The boy protagonist is Arash (Arash Morandi). Arash is a very handsome high-cheekboned young man, bizarrely like an Iranian cousin of Robert Pattison (this likeness will be particularly relevant at a certain scene of the movie – its funniest). It is not that Arash looks effeminate or acts in particularly ‘unmanly’ ways; on the contrary, he is smoking in the true macho style in the opening frame of the movie. However, Arash Morandi projects an aura of gentleness around him. Although this line is somewhat underdeveloped, we are shown that Arash is estranged from his old father Hossein (Marshall Manesh), a dying junky gambler who is also addicted to prostitutes. It is clear that Arash is disgusted with Hossein’s machismo.
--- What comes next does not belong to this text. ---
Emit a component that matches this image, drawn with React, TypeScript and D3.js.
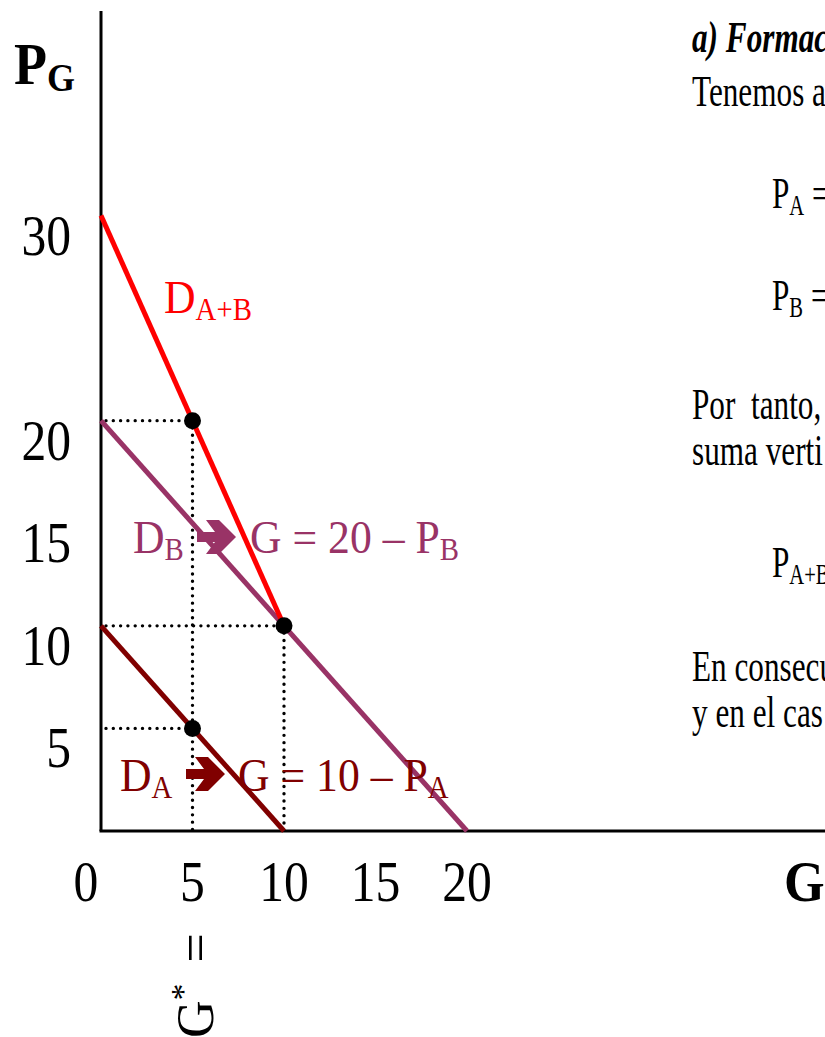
import React from "react";
import * as d3 from "d3";

// Tick values on each axis
const xTicks = [0, 5, 10, 15, 20];
const yTicks = [5, 10, 15, 20, 30];

// Demand curves (G, P_G)
const demandA = [{ g: 0, p: 10 }, { g: 10, p: 0 }];
const demandB = [{ g: 0, p: 20 }, { g: 20, p: 0 }];
const demandAB = [{ g: 0, p: 30 }, { g: 10, p: 10 }];

// Highlighted points and their guide lines
const keyPoints = [{ g: 5, p: 20 }, { g: 10, p: 10 }, { g: 5, p: 5 }];
const verticalGuides = [{ g: 5, p: 20 }, { g: 10, p: 10 }];

const W = 825;
const H = 1037;
const SERIF = "'Liberation Serif', 'Times New Roman', serif";

const RED = "#ff0000";
const PURPLE = "#993366";
const MAROON = "#800000";

const x = d3.scaleLinear().domain([0, 20]).range([101, 467]);
const y = d3.scaleLinear().domain([0, 30]).range([831, 215.5]);

const line = d3
  .line<{ g: number; p: number }>()
  .x((d) => x(d.g))
  .y((d) => y(d.p));

function Squeezed({
  x: tx,
  y: ty,
  sx,
  children,
}: {
  x: number;
  y: number;
  sx: number;
  children: React.ReactNode;
}) {
  return <g transform={`translate(${tx},${ty}) scale(${sx},1)`}>{children}</g>;
}

const ARROW = "M0,-5 L18,-5 L9,-17 L22,-17 L39,0 L22,17 L9,17 L18,5 L0,5 Z";

export default function App() {
  const sq = 0.93;
  const rt = 0.71;
  const rf = 44;
  return (
    <svg
      width={W}
      height={H}
      viewBox={`0 0 ${W} ${H}`}
      style={{ position: "absolute", left: 0, top: 0, background: "#fff" }}
      fontFamily={SERIF}
    >
      <rect width={W} height={H} fill="#fff" />

      {/* axes */}
      <line x1={x(0)} y1={11} x2={x(0)} y2={y(0)} stroke="#000" strokeWidth={3} />
      <line x1={x(0) - 1.5} y1={y(0)} x2={W} y2={y(0)} stroke="#000" strokeWidth={3} />

      {/* y tick labels */}
      {yTicks.map((v) => (
        <Squeezed key={v} x={71} y={y(v) + 39} sx={0.87}>
          <text fontSize={57} textAnchor="end" fill="#000">
            {v}
          </text>
        </Squeezed>
      ))}

      {/* x tick labels */}
      {xTicks.map((v) => (
        <Squeezed key={v} x={x(v) + (v === 0 ? -15 : 0)} y={901} sx={0.87}>
          <text fontSize={57} textAnchor="middle" fill="#000">
            {v}
          </text>
        </Squeezed>
      ))}

      {/* axis titles */}
      <Squeezed x={14} y={84} sx={0.9}>
        <text fontSize={60} fontWeight="bold" fill="#000">
          P
          <tspan fontSize={40} dy={7}>
            G
          </tspan>
        </text>
      </Squeezed>
      <Squeezed x={784} y={901} sx={0.9}>
        <text fontSize={58} fontWeight="bold" fill="#000">
          G
        </text>
      </Squeezed>

      {/* dotted guides */}
      {keyPoints.map((d, i) => (
        <line
          key={`h${i}`}
          x1={x(0) + 5}
          y1={y(d.p)}
          x2={x(d.g)}
          y2={y(d.p)}
          stroke="#000"
          strokeWidth={3.4}
          strokeDasharray="0 7.3"
          strokeLinecap="round"
        />
      ))}
      {verticalGuides.map((d, i) => (
        <line
          key={`v${i}`}
          x1={x(d.g)}
          y1={y(d.p)}
          x2={x(d.g)}
          y2={y(0)}
          stroke="#000"
          strokeWidth={3.4}
          strokeDasharray="0 7.3"
          strokeLinecap="round"
        />
      ))}

      {/* demand curves */}
      <path d={line(demandB) ?? ""} stroke={PURPLE} strokeWidth={5} fill="none" />
      <path d={line(demandA) ?? ""} stroke={MAROON} strokeWidth={5} fill="none" />
      <path d={line(demandAB) ?? ""} stroke={RED} strokeWidth={5} fill="none" />

      {/* points */}
      {keyPoints.map((d, i) => (
        <circle key={`c${i}`} cx={x(d.g)} cy={y(d.p)} r={8.5} fill="#000" />
      ))}

      {/* curve labels */}
      <Squeezed x={164} y={313} sx={sq}>
        <text fontSize={47} fill={RED}>
          D
          <tspan fontSize={31} dy={7}>
            A+B
          </tspan>
        </text>
      </Squeezed>

      <Squeezed x={133} y={553} sx={sq}>
        <text fontSize={47} fill={PURPLE}>
          D
          <tspan fontSize={31} dy={7}>
            B
          </tspan>
        </text>
      </Squeezed>
      <path d={ARROW} transform="translate(197,537)" fill={PURPLE} />
      <Squeezed x={250} y={553} sx={sq}>
        <text fontSize={47} fill={PURPLE}>
          G = 20 – P
          <tspan fontSize={31} dy={7}>
            B
          </tspan>
        </text>
      </Squeezed>

      <Squeezed x={120} y={791} sx={sq}>
        <text fontSize={47} fill={MAROON}>
          D
          <tspan fontSize={31} dy={7}>
            A
          </tspan>
        </text>
      </Squeezed>
      <path d={ARROW} transform="translate(186,774)" fill={MAROON} />
      <Squeezed x={238} y={791} sx={sq}>
        <text fontSize={47} fill={MAROON}>
          G = 10 – P
          <tspan fontSize={31} dy={7}>
            A
          </tspan>
        </text>
      </Squeezed>

      {/* G* = under the 5 tick */}
      <g transform="translate(213,1038) rotate(-90)">
        <text fontSize={52} fill="#000">
          G
          <tspan fontSize={34} dy={-19}>
            *
          </tspan>
          <tspan dy={19} dx={8}>
            {" ="}
          </tspan>
        </text>
      </g>

      {/* explanatory text */}
      <Squeezed x={692} y={52} sx={rt}>
        <text fontSize={rf} fontWeight="bold" fontStyle="italic" fill="#000">
          a) Formac
        </text>
      </Squeezed>
      <Squeezed x={692} y={106} sx={rt}>
        <text fontSize={rf} fill="#000">
          Tenemos a
        </text>
      </Squeezed>
      <Squeezed x={772} y={208} sx={rt}>
        <text fontSize={rf} fill="#000">
          P
          <tspan fontSize={29} dy={7}>
            A
          </tspan>
          <tspan dy={-7}> =</tspan>
        </text>
      </Squeezed>
      <Squeezed x={772} y={310} sx={rt}>
        <text fontSize={rf} fill="#000">
          P
          <tspan fontSize={29} dy={7}>
            B
          </tspan>
          <tspan dy={-7}> =</tspan>
        </text>
      </Squeezed>
      <Squeezed x={692} y={419} sx={rt}>
        <text fontSize={rf} fill="#000">
          Por&#160; tanto,
        </text>
      </Squeezed>
      <Squeezed x={692} y={465} sx={rt}>
        <text fontSize={rf} fill="#000">
          suma verti
        </text>
      </Squeezed>
      <Squeezed x={772} y={577} sx={rt}>
        <text fontSize={rf} fill="#000">
          P
          <tspan fontSize={29} dy={7}>
            A+B
          </tspan>
        </text>
      </Squeezed>
      <Squeezed x={692} y={681} sx={rt}>
        <text fontSize={rf} fill="#000">
          En consecu
        </text>
      </Squeezed>
      <Squeezed x={692} y={727} sx={rt}>
        <text fontSize={rf} fill="#000">
          y en el cas
        </text>
      </Squeezed>
    </svg>
  );
}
He seems confident but lonely and somewhat lost.

So when the boy and the girl meet, all sorts of interesting gender bending takes place. Her vampirism is a metaphor for radical feminism – prey on them before they prey on me. She can’t afford to date men because she feeds on them. However, she is attracted to Arash, so much in fact, that she lets him pierce her ears in order to be able to wear the earrings he gave her, thus voluntarily taking pain from his masculine hand. Arash is clearly bemused by her aloofness and lack of desire to eat hamburgers; however, he doesn’t press her when she refuses to tell him her name. Together they share a moment of beautiful poignancy listening to music coming out of his car whilst facing a moonlit power plant. Two lonely souls wanting to be less lonely together. Their relationship is peculiarly androgynous and yet undoubtedly romantic and real. This is a post-patriarchy utopia.
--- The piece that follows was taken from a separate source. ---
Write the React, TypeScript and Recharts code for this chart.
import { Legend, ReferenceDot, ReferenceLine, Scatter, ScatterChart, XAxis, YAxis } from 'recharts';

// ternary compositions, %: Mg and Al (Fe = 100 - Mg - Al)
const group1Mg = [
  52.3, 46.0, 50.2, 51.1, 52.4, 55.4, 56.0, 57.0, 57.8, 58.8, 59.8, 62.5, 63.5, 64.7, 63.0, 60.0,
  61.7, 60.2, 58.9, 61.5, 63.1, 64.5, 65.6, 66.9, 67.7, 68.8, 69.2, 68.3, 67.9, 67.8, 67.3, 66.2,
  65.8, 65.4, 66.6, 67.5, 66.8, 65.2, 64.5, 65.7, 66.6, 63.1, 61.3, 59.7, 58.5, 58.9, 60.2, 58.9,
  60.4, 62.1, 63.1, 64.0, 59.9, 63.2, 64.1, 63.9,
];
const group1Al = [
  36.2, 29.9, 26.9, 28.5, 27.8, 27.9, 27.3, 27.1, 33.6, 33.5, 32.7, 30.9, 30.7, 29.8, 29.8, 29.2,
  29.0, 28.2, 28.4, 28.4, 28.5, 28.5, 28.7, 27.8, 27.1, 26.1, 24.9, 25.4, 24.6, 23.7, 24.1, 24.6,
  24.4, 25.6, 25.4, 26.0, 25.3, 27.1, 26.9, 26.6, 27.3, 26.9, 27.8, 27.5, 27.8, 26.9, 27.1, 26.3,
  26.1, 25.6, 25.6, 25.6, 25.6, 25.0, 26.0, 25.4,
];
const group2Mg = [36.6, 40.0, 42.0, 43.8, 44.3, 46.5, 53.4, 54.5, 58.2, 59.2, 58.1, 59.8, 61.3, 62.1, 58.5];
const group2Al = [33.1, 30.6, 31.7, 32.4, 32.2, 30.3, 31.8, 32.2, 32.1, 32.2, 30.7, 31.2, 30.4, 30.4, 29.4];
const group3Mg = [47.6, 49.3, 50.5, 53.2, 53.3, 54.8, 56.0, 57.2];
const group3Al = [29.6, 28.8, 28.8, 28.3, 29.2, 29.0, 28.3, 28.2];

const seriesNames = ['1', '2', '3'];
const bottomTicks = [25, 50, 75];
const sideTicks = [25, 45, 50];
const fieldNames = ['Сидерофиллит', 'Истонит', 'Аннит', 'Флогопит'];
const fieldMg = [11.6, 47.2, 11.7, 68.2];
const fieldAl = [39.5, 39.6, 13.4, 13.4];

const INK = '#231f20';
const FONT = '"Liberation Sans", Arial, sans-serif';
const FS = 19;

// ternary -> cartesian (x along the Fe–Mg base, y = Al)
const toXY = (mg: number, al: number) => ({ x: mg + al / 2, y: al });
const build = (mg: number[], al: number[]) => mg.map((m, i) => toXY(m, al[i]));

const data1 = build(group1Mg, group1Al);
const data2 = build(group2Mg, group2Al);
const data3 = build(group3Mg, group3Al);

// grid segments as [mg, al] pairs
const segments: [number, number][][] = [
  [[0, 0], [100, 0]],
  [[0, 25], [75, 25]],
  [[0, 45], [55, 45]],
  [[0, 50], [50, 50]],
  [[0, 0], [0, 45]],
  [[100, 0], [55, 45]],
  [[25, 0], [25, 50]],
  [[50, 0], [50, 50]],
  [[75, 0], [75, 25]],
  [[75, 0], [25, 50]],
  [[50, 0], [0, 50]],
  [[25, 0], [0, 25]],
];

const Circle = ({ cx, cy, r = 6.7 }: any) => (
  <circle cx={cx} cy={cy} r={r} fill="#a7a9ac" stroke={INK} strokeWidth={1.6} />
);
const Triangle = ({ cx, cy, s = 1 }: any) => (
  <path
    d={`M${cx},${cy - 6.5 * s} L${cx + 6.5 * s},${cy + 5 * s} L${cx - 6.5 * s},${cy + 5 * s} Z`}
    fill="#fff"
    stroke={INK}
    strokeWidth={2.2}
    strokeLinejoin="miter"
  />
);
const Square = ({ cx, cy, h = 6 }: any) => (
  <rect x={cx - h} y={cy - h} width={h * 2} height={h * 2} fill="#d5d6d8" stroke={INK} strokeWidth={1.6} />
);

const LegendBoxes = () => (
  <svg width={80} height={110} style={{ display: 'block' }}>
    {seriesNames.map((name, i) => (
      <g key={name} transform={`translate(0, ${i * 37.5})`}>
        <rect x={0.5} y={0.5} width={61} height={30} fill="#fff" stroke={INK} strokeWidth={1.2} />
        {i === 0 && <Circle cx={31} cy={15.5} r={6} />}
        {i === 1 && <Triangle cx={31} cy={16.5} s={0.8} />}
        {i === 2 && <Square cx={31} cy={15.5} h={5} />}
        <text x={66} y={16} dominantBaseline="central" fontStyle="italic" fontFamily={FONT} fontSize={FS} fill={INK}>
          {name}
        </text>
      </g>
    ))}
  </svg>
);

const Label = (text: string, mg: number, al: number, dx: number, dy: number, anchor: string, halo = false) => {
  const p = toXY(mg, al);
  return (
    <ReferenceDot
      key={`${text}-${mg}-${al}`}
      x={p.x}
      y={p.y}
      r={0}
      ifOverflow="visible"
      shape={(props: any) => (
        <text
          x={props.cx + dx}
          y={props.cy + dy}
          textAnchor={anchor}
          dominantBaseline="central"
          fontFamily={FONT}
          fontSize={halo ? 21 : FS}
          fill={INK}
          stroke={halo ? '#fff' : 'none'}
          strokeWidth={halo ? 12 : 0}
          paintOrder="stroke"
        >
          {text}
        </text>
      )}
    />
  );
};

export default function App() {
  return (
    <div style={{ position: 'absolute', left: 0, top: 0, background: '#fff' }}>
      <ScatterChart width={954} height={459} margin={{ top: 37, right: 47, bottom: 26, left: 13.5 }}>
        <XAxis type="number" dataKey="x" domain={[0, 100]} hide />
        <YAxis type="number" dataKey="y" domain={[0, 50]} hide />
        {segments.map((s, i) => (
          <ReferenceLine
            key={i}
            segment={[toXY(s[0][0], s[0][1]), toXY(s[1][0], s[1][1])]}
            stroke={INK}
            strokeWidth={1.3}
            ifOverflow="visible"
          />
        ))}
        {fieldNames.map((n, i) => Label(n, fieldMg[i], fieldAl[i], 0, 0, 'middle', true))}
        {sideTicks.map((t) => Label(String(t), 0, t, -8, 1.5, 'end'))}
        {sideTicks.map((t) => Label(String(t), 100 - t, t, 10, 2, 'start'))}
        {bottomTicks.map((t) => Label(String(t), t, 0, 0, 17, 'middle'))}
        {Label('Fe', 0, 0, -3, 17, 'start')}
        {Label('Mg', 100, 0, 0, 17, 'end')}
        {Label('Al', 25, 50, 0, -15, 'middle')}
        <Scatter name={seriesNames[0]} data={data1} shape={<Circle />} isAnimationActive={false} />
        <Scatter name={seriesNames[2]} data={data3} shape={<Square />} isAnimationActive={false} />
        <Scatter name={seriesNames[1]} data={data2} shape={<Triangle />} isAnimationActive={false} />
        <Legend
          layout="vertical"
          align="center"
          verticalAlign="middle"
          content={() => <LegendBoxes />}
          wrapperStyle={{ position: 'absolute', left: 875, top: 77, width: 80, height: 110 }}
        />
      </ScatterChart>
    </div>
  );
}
Do I dare say that this movie is somewhat not brave enough? It certainly feels very timely, a film that had to be done in year 2015, and it pictures the difficulties of practical deconstruction of patriarchy very well. However, the vampire theme asks for a kind of timelessness and solidness which can be found in Only Lovers Left Alive but perhaps not in Girl. This film could easily be either 20 minutes shorter or otherwise more complex, with better developed side stories and more existential meat, so to speak. Overall, however, it is an utter delight to watch: it’s original, it’s atmospheric, and it’s a must see for someone who wants to support an independent female director and enjoy one of the very few movies with a fully developed, truly interesting and subversive female lead.